Parecia viver-se hoje outros tempos. Louvava-se o fato de que o
“carlismo” estava morto e enterrado na Bahia. Porém, nos mesmos dias que
correm hoje, dias em que novos políticos, homens e mulheres de variadas
agremiações partidárias do campo das esquerdas, se esforçam por
construir um novo Brasil, eis que aparecem os herdeiros do “carlismo” (a
velha arena, PDS, PFL e, hoje, DEM) pretendendo, novamente, empunhar a
burra e a chibata e subjugar o povo de Salvador e depois, provavelmente,
o povo da Bahia.
“Quando você for convidado pra subir no adro/da Fundação Casa de Jorge Amado/Pra ver do alto a fila de soldados, quase todos pretos/dando porrada na nuca de malandros pretos/de ladrões mulatos e outros quase brancos/Tratados como pretos/ só para mostrar aos outros quase pretos/(E são quase todos pretos)/E aos quase brancos, pobres como pretos/Como é que pretos, pobres e mulatos/E quase brancos, quase pretos, de tão pobres são tratados/ E não importa se os olhos do mundo inteiro/Possam estar voltados para o largo/Onde os escravos eram castigados(...).”
Essa canção nos remete aos tempos do “carlismo” em Salvador e na
Bahia.
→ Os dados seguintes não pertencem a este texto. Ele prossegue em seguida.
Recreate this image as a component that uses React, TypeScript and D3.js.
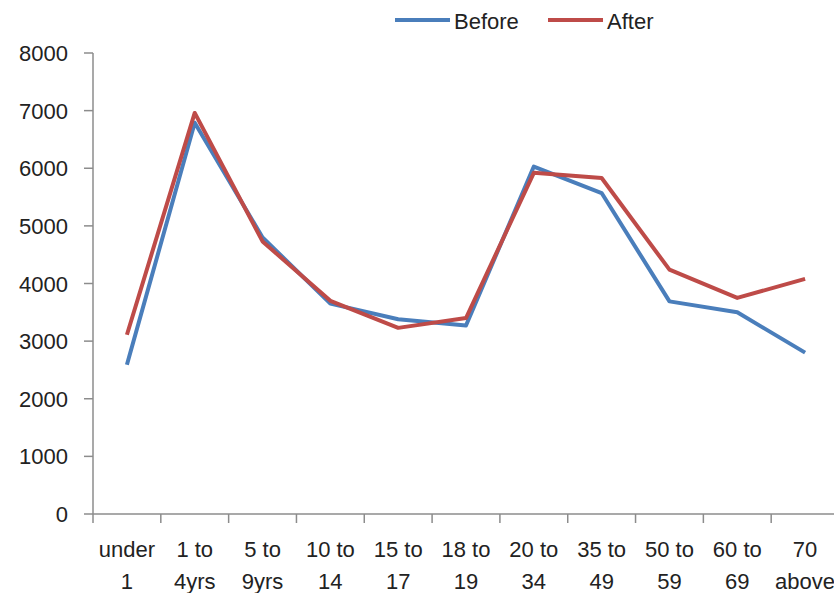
import React from "react";
import * as d3 from "d3";

const categories = [
  ["under", "1"],
  ["1 to", "4yrs"],
  ["5 to", "9yrs"],
  ["10 to", "14"],
  ["15 to", "17"],
  ["18 to", "19"],
  ["20 to", "34"],
  ["35 to", "49"],
  ["50 to", "59"],
  ["60 to", "69"],
  ["70", "above"],
];
const beforeValues = [2590, 6790, 4800, 3650, 3380, 3270, 6030, 5570, 3690, 3500, 2800];
const afterValues = [3110, 6960, 4730, 3700, 3230, 3400, 5920, 5830, 4240, 3750, 4080];
const yTicks = [0, 1000, 2000, 3000, 4000, 5000, 6000, 7000, 8000];

const series = [
  { name: "Before", values: beforeValues, color: "#4a7ebb" },
  { name: "After", values: afterValues, color: "#be4b48" },
];

export default function App() {
  const W = 834, H = 593;
  const left = 93, right = 839, top = 53, bottom = 514;
  const x = d3.scaleBand<number>().domain(categories.map((_, i) => i)).range([left, right]);
  const y = d3.scaleLinear().domain([0, 8000]).range([bottom, top]);
  const line = d3.line<number>().x((_, i) => x(i)! + x.bandwidth() / 2).y((d) => y(d));
  const font = "'Liberation Sans', Arial, sans-serif";
  const axisColor = "#8c8c8c";
  const textColor = "#222";
  const legend = [
    { x1: 395, x2: 450, tx: 454 },
    { x1: 548, x2: 603, tx: 607 },
  ];
  return (
    <svg width={W} height={H} style={{ position: "absolute", left: 0, top: 0, background: "#fff" }} fontFamily={font}>
      {/* y axis */}
      <line x1={left} x2={left} y1={top} y2={bottom} stroke={axisColor} strokeWidth={1.5} />
      {yTicks.map((t) => (
        <g key={t}>
          <line x1={left - 9} x2={left} y1={y(t)} y2={y(t)} stroke={axisColor} strokeWidth={1.5} />
          <text x={68} y={y(t) + 8} textAnchor="end" fontSize={22} fill={textColor}>
            {t}
          </text>
        </g>
      ))}
      {/* x axis */}
      <line x1={left} x2={W} y1={bottom} y2={bottom} stroke={axisColor} strokeWidth={1.5} />
      {categories.map((_, i) => (
        <line key={i} x1={x(i)!} x2={x(i)!} y1={bottom} y2={bottom + 9} stroke={axisColor} strokeWidth={1.5} />
      ))}
      {categories.map((c, i) => (
        <text key={i} x={x(i)! + x.bandwidth() / 2} textAnchor="middle" fontSize={22} fill={textColor}>
          <tspan x={x(i)! + x.bandwidth() / 2} y={557}>{c[0]}</tspan>
          <tspan x={x(i)! + x.bandwidth() / 2} y={589}>{c[1]}</tspan>
        </text>
      ))}
      {series.map((s) => (
        <path key={s.name} d={line(s.values)!} fill="none" stroke={s.color} strokeWidth={4} strokeLinejoin="round" />
      ))}
      {series.map((s, i) => (
        <g key={s.name}>
          <line x1={legend[i].x1} x2={legend[i].x2} y1={20} y2={20} stroke={s.color} strokeWidth={4} />
          <text x={legend[i].tx} y={29} fontSize={22} fill={textColor}>
            {s.name}
          </text>
        </g>
      ))}
    </svg>
  );
}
É difícil acreditar que o autor dessa doída poesia agora
associa-se à vanguarda do atraso.
Em meio ao desalento, eu canto meu lamento. Triste Bahia.
[Em tempo: Gilberto Gil emprestou seu apoio a Pelegrino. Gil,
portanto, segue “louvando o que bem merece, deixando o ruim de lado”.]
N.A.: Foram citados no artigo, como excertos, trechos de duas músicas de Caetano Veloso: “Podres Poderes” e “Haiti”.